▶ STATED TASK
Would you repeat the listing exactly but omit every picture?

▶ SOURCE EXCERPT
+-------+
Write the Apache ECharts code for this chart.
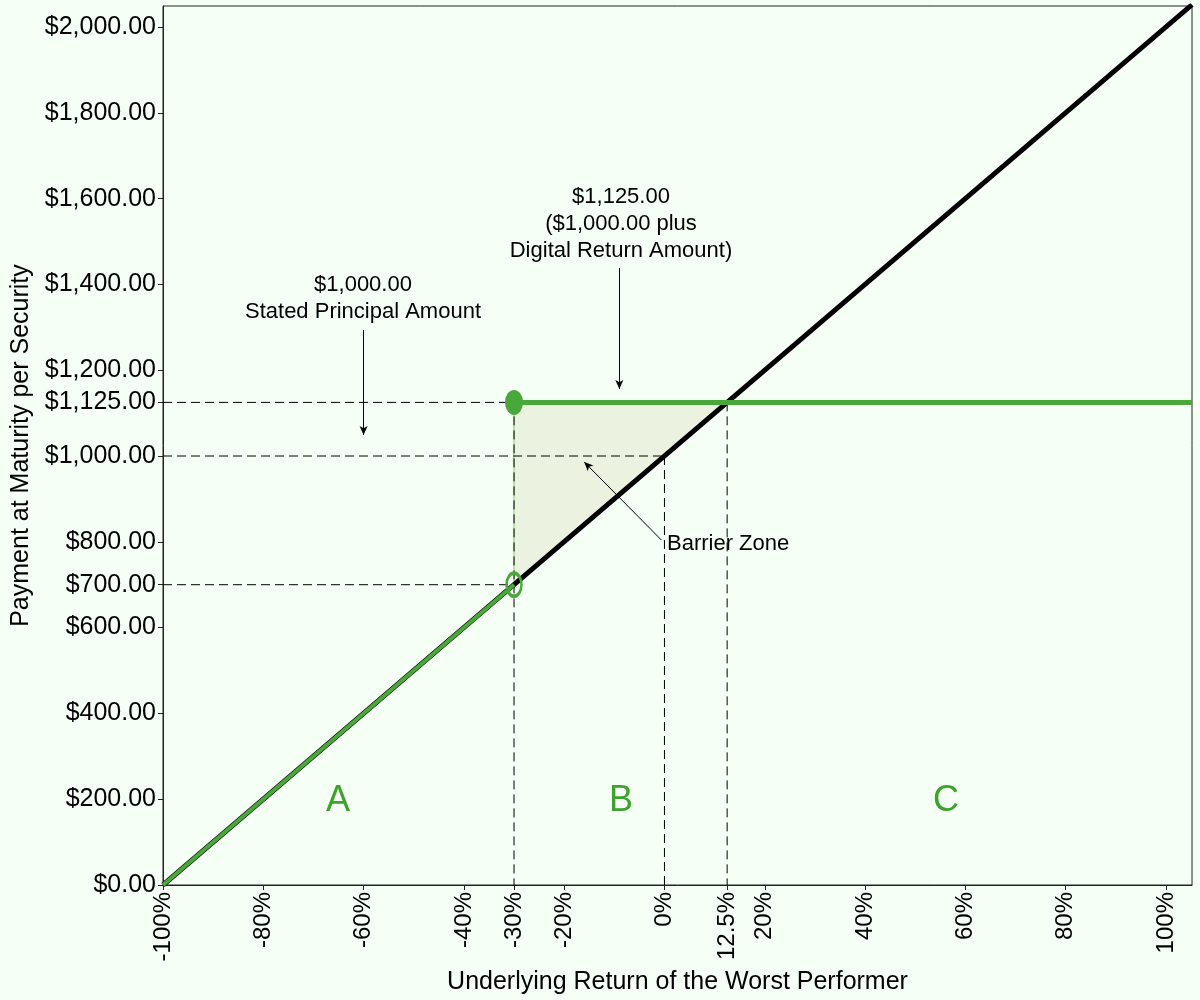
<!DOCTYPE html>
<html>
<head>
<meta charset="utf-8">
<script src="https://cdn.jsdelivr.net/npm/echarts@6/dist/echarts.min.js"></script>
<style>
html,body{margin:0;padding:0;background:#f5fff5;}
#c{width:1200px;height:1000px;}
</style>
</head>
<body>
<div id="c"></div>
<script>
// ---- data ----
const xTicks = [-100, -80, -60, -40, -30, -20, 0, 12.5, 20, 40, 60, 80, 100];
const yTicks = [0, 200, 400, 600, 700, 800, 1000, 1125, 1200, 1400, 1600, 1800, 2000];
const xMin = -100, xMax = 105.2, yMin = 0, yMax = 2049;
// underlying return (%) -> payment ($)
const blackX = [-100, -30, 12.5, 105.2];
const blackY = [0, 700, 1125, 2052];
const greenAX = [-100, -30];
const greenAY = [0, 700];
const greenCX = [-30, 105.2];
const greenCY = [1125, 1125];
const triX = [-30, -30, 12.5];
const triY = [700, 1125, 1125];
// dashed guides: [x1, y1, x2, y2]
const guides = [
  [-100, 1125, -30, 1125],
  [-100, 1000, 0, 1000],
  [-100, 700, -30, 700],
  [-30, 1125, -30, 0],
  [0, 1000, 0, 0],
  [12.5, 1125, 12.5, 0]
];
const filledPoint = [-30, 1125];
const hollowPoint = [-30, 700];
// arrows in data coords [x1,y1,x2,y2]
const arrows = [
  [-60, 1294, -60, 1049],
  [-9, 1438, -9, 1156],
  [-0.6, 804, -16, 986]
];

const FONT = '"Liberation Sans", Arial, sans-serif';
const GREEN = '#4aa83a';

function fmtMoney(v) {
  const s = Math.round(v).toString().replace(/\B(?=(\d{3})+(?!\d))/g, ',');
  return '$' + s + '.00';
}
function zip(xs, ys) { return xs.map((x, i) => [x, ys[i]]); }

const chart = echarts.init(document.getElementById('c'), null, {renderer: 'canvas'});

const series = [];
series.push({
  type: 'custom',
  silent: true,
  z: 1,
  data: [0],
  renderItem: function (params, api) {
    const pts = triX.map((x, i) => api.coord([x, triY[i]]));
    return {
      type: 'group',
      children: [
        {type: 'polygon', shape: {points: pts}, style: {fill: '#ebf2df'}},
        {type: 'line', shape: {x1: pts[0][0], y1: pts[0][1], x2: pts[1][0], y2: pts[1][1]},
         style: {stroke: '#a6dc96', lineWidth: 1.5}}
      ]
    };
  }
});
guides.forEach(g => {
  series.push({
    type: 'line', silent: true, z: 2, symbol: 'none',
    data: [[g[0], g[1]], [g[2], g[3]]],
    lineStyle: {color: '#000', width: 1, type: [9, 5]}
  });
});
series.push({
  type: 'line', silent: true, z: 3, symbol: 'none',
  data: zip(blackX, blackY),
  lineStyle: {color: '#000', width: 5}
});
series.push({
  type: 'line', silent: true, z: 4, symbol: 'none',
  data: zip(greenAX, greenAY),
  lineStyle: {color: GREEN, width: 4}
});
series.push({
  type: 'line', silent: true, z: 4, symbol: 'none',
  data: zip(greenCX, greenCY),
  lineStyle: {color: GREEN, width: 5}
});
series.push({
  type: 'scatter', silent: true, z: 5,
  symbol: 'circle', symbolSize: [18, 25],
  data: [filledPoint],
  itemStyle: {color: GREEN, opacity: 1}
});
series.push({
  type: 'scatter', silent: true, z: 5,
  symbol: 'circle', symbolSize: [15, 23],
  data: [hollowPoint],
  itemStyle: {color: 'rgba(0,0,0,0)', borderColor: GREEN, borderWidth: 3, opacity: 1}
});
// arrows
series.push({
  type: 'line', silent: true, z: 6, symbol: 'none', data: [],
  markLine: {
    silent: true,
    symbol: ['none', 'arrow'],
    symbolSize: [6, 9],
    label: {show: false},
    lineStyle: {color: '#000', width: 1, type: 'solid'},
    data: arrows.map(a => [{coord: [a[0], a[1]]}, {coord: [a[2], a[3]]}])
  }
});

const textStyle = {fill: '#000', font: '22px ' + FONT, textAlign: 'center', textVerticalAlign: 'middle'};
const letterStyle = {fill: '#3ea32c', font: '36px ' + FONT, textAlign: 'center', textVerticalAlign: 'middle'};

chart.setOption({
  backgroundColor: '#f5fff5',
  animation: false,
  grid: {left: 163, top: 6, right: 8, bottom: 115, outerBoundsMode: 'none', containLabel: false,
    show: true, borderColor: '#222', borderWidth: 1, backgroundColor: 'transparent'},
  xAxis: {
    type: 'value', min: xMin, max: xMax,
    name: 'Underlying Return of the Worst Performer',
    nameLocation: 'middle', nameGap: 73,
    nameTextStyle: {color: '#000', fontSize: 25, fontFamily: FONT},
    axisLine: {show: true, onZero: false, lineStyle: {color: '#222', width: 1}},
    axisTick: {show: true, length: 5, customValues: xTicks, lineStyle: {color: '#222'}},
    axisLabel: {customValues: xTicks, rotate: 90, margin: 7, color: '#000', fontSize: 24, fontFamily: FONT,
      formatter: v => v + '%'},
    splitLine: {show: false}
  },
  yAxis: {
    type: 'value', min: yMin, max: yMax,
    name: 'Payment at Maturity per Security',
    nameLocation: 'middle', nameGap: 121,
    nameTextStyle: {color: '#000', fontSize: 25, fontFamily: FONT},
    axisLine: {show: true, onZero: false, lineStyle: {color: '#222', width: 1}},
    axisTick: {show: true, length: 5, customValues: yTicks, lineStyle: {color: '#222'}},
    axisLabel: {customValues: yTicks, margin: 7, color: '#000', fontSize: 25, fontFamily: FONT,
      formatter: v => fmtMoney(v)},
    splitLine: {show: false}
  },
  graphic: [
    {type: 'text', x: 363, y: 285, style: Object.assign({text: '$1,000.00'}, textStyle)},
    {type: 'text', x: 363, y: 312, style: Object.assign({text: 'Stated Principal Amount'}, textStyle)},
    {type: 'text', x: 621, y: 197, style: Object.assign({text: '$1,125.00'}, textStyle)},
    {type: 'text', x: 621, y: 224, style: Object.assign({text: '($1,000.00 plus'}, textStyle)},
    {type: 'text', x: 621, y: 251, style: Object.assign({text: 'Digital Return Amount)'}, textStyle)},
    {type: 'text', x: 667, y: 544, style: Object.assign({}, textStyle, {text: 'Barrier Zone', textAlign: 'left'})},
    {type: 'text', x: 338, y: 801, style: Object.assign({text: 'A'}, letterStyle)},
    {type: 'text', x: 621, y: 801, style: Object.assign({text: 'B'}, letterStyle)},
    {type: 'text', x: 946, y: 801, style: Object.assign({text: 'C'}, letterStyle)}
  ],
  series: series
});
</script>
</body>
</html>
+-------+
▶ WRITTEN RESPONSE
Write the Apache ECharts code for this chart.
<!DOCTYPE html>
<html>
<head>
<meta charset="utf-8">
<script src="https://cdn.jsdelivr.net/npm/echarts@6/dist/echarts.min.js"></script>
<style>
html,body{margin:0;padding:0;background:#f5fff5;}
#c{width:1200px;height:1000px;}
</style>
</head>
<body>
<div id="c"></div>
<script>
// ---- data ----
const xTicks = [-100, -80, -60, -40, -30, -20, 0, 12.5, 20, 40, 60, 80, 100];
const yTicks = [0, 200, 400, 600, 700, 800, 1000, 1125, 1200, 1400, 1600, 1800, 2000];
const xMin = -100, xMax = 105.2, yMin = 0, yMax = 2049;
// underlying return (%) -> payment ($)
const blackX = [-100, -30, 12.5, 105.2];
const blackY = [0, 700, 1125, 2052];
const greenAX = [-100, -30];
const greenAY = [0, 700];
const greenCX = [-30, 105.2];
const greenCY = [1125, 1125];
const triX = [-30, -30, 12.5];
const triY = [700, 1125, 1125];
// dashed guides: [x1, y1, x2, y2]
const guides = [
  [-100, 1125, -30, 1125],
  [-100, 1000, 0, 1000],
  [-100, 700, -30, 700],
  [-30, 1125, -30, 0],
  [0, 1000, 0, 0],
  [12.5, 1125, 12.5, 0]
];
const filledPoint = [-30, 1125];
const hollowPoint = [-30, 700];
// arrows in data coords [x1,y1,x2,y2]
const arrows = [
  [-60, 1294, -60, 1049],
  [-9, 1438, -9, 1156],
  [-0.6, 804, -16, 986]
];

const FONT = '"Liberation Sans", Arial, sans-serif';
const GREEN = '#4aa83a';

function fmtMoney(v) {
  const s = Math.round(v).toString().replace(/\B(?=(\d{3})+(?!\d))/g, ',');
  return '$' + s + '.00';
}
function zip(xs, ys) { return xs.map((x, i) => [x, ys[i]]); }

const chart = echarts.init(document.getElementById('c'), null, {renderer: 'canvas'});

const series = [];
series.push({
  type: 'custom',
  silent: true,
  z: 1,
  data: [0],
  renderItem: function (params, api) {
    const pts = triX.map((x, i) => api.coord([x, triY[i]]));
    return {
      type: 'group',
      children: [
        {type: 'polygon', shape: {points: pts}, style: {fill: '#ebf2df'}},
        {type: 'line', shape: {x1: pts[0][0], y1: pts[0][1], x2: pts[1][0], y2: pts[1][1]},
         style: {stroke: '#a6dc96', lineWidth: 1.5}}
      ]
    };
  }
});
guides.forEach(g => {
  series.push({
    type: 'line', silent: true, z: 2, symbol: 'none',
    data: [[g[0], g[1]], [g[2], g[3]]],
    lineStyle: {color: '#000', width: 1, type: [9, 5]}
  });
});
series.push({
  type: 'line', silent: true, z: 3, symbol: 'none',
  data: zip(blackX, blackY),
  lineStyle: {color: '#000', width: 5}
});
series.push({
  type: 'line', silent: true, z: 4, symbol: 'none',
  data: zip(greenAX, greenAY),
  lineStyle: {color: GREEN, width: 4}
});
series.push({
  type: 'line', silent: true, z: 4, symbol: 'none',
  data: zip(greenCX, greenCY),
  lineStyle: {color: GREEN, width: 5}
});
series.push({
  type: 'scatter', silent: true, z: 5,
  symbol: 'circle', symbolSize: [18, 25],
  data: [filledPoint],
  itemStyle: {color: GREEN, opacity: 1}
});
series.push({
  type: 'scatter', silent: true, z: 5,
  symbol: 'circle', symbolSize: [15, 23],
  data: [hollowPoint],
  itemStyle: {color: 'rgba(0,0,0,0)', borderColor: GREEN, borderWidth: 3, opacity: 1}
});
// arrows
series.push({
  type: 'line', silent: true, z: 6, symbol: 'none', data: [],
  markLine: {
    silent: true,
    symbol: ['none', 'arrow'],
    symbolSize: [6, 9],
    label: {show: false},
    lineStyle: {color: '#000', width: 1, type: 'solid'},
    data: arrows.map(a => [{coord: [a[0], a[1]]}, {coord: [a[2], a[3]]}])
  }
});

const textStyle = {fill: '#000', font: '22px ' + FONT, textAlign: 'center', textVerticalAlign: 'middle'};
const letterStyle = {fill: '#3ea32c', font: '36px ' + FONT, textAlign: 'center', textVerticalAlign: 'middle'};

chart.setOption({
  backgroundColor: '#f5fff5',
  animation: false,
  grid: {left: 163, top: 6, right: 8, bottom: 115, outerBoundsMode: 'none', containLabel: false,
    show: true, borderColor: '#222', borderWidth: 1, backgroundColor: 'transparent'},
  xAxis: {
    type: 'value', min: xMin, max: xMax,
    name: 'Underlying Return of the Worst Performer',
    nameLocation: 'middle', nameGap: 73,
    nameTextStyle: {color: '#000', fontSize: 25, fontFamily: FONT},
    axisLine: {show: true, onZero: false, lineStyle: {color: '#222', width: 1}},
    axisTick: {show: true, length: 5, customValues: xTicks, lineStyle: {color: '#222'}},
    axisLabel: {customValues: xTicks, rotate: 90, margin: 7, color: '#000', fontSize: 24, fontFamily: FONT,
      formatter: v => v + '%'},
    splitLine: {show: false}
  },
  yAxis: {
    type: 'value', min: yMin, max: yMax,
    name: 'Payment at Maturity per Security',
    nameLocation: 'middle', nameGap: 121,
    nameTextStyle: {color: '#000', fontSize: 25, fontFamily: FONT},
    axisLine: {show: true, onZero: false, lineStyle: {color: '#222', width: 1}},
    axisTick: {show: true, length: 5, customValues: yTicks, lineStyle: {color: '#222'}},
    axisLabel: {customValues: yTicks, margin: 7, color: '#000', fontSize: 25, fontFamily: FONT,
      formatter: v => fmtMoney(v)},
    splitLine: {show: false}
  },
  graphic: [
    {type: 'text', x: 363, y: 285, style: Object.assign({text: '$1,000.00'}, textStyle)},
    {type: 'text', x: 363, y: 312, style: Object.assign({text: 'Stated Principal Amount'}, textStyle)},
    {type: 'text', x: 621, y: 197, style: Object.assign({text: '$1,125.00'}, textStyle)},
    {type: 'text', x: 621, y: 224, style: Object.assign({text: '($1,000.00 plus'}, textStyle)},
    {type: 'text', x: 621, y: 251, style: Object.assign({text: 'Digital Return Amount)'}, textStyle)},
    {type: 'text', x: 667, y: 544, style: Object.assign({}, textStyle, {text: 'Barrier Zone', textAlign: 'left'})},
    {type: 'text', x: 338, y: 801, style: Object.assign({text: 'A'}, letterStyle)},
    {type: 'text', x: 621, y: 801, style: Object.assign({text: 'B'}, letterStyle)},
    {type: 'text', x: 946, y: 801, style: Object.assign({text: 'C'}, letterStyle)}
  ],
  series: series
});
</script>
</body>
</html>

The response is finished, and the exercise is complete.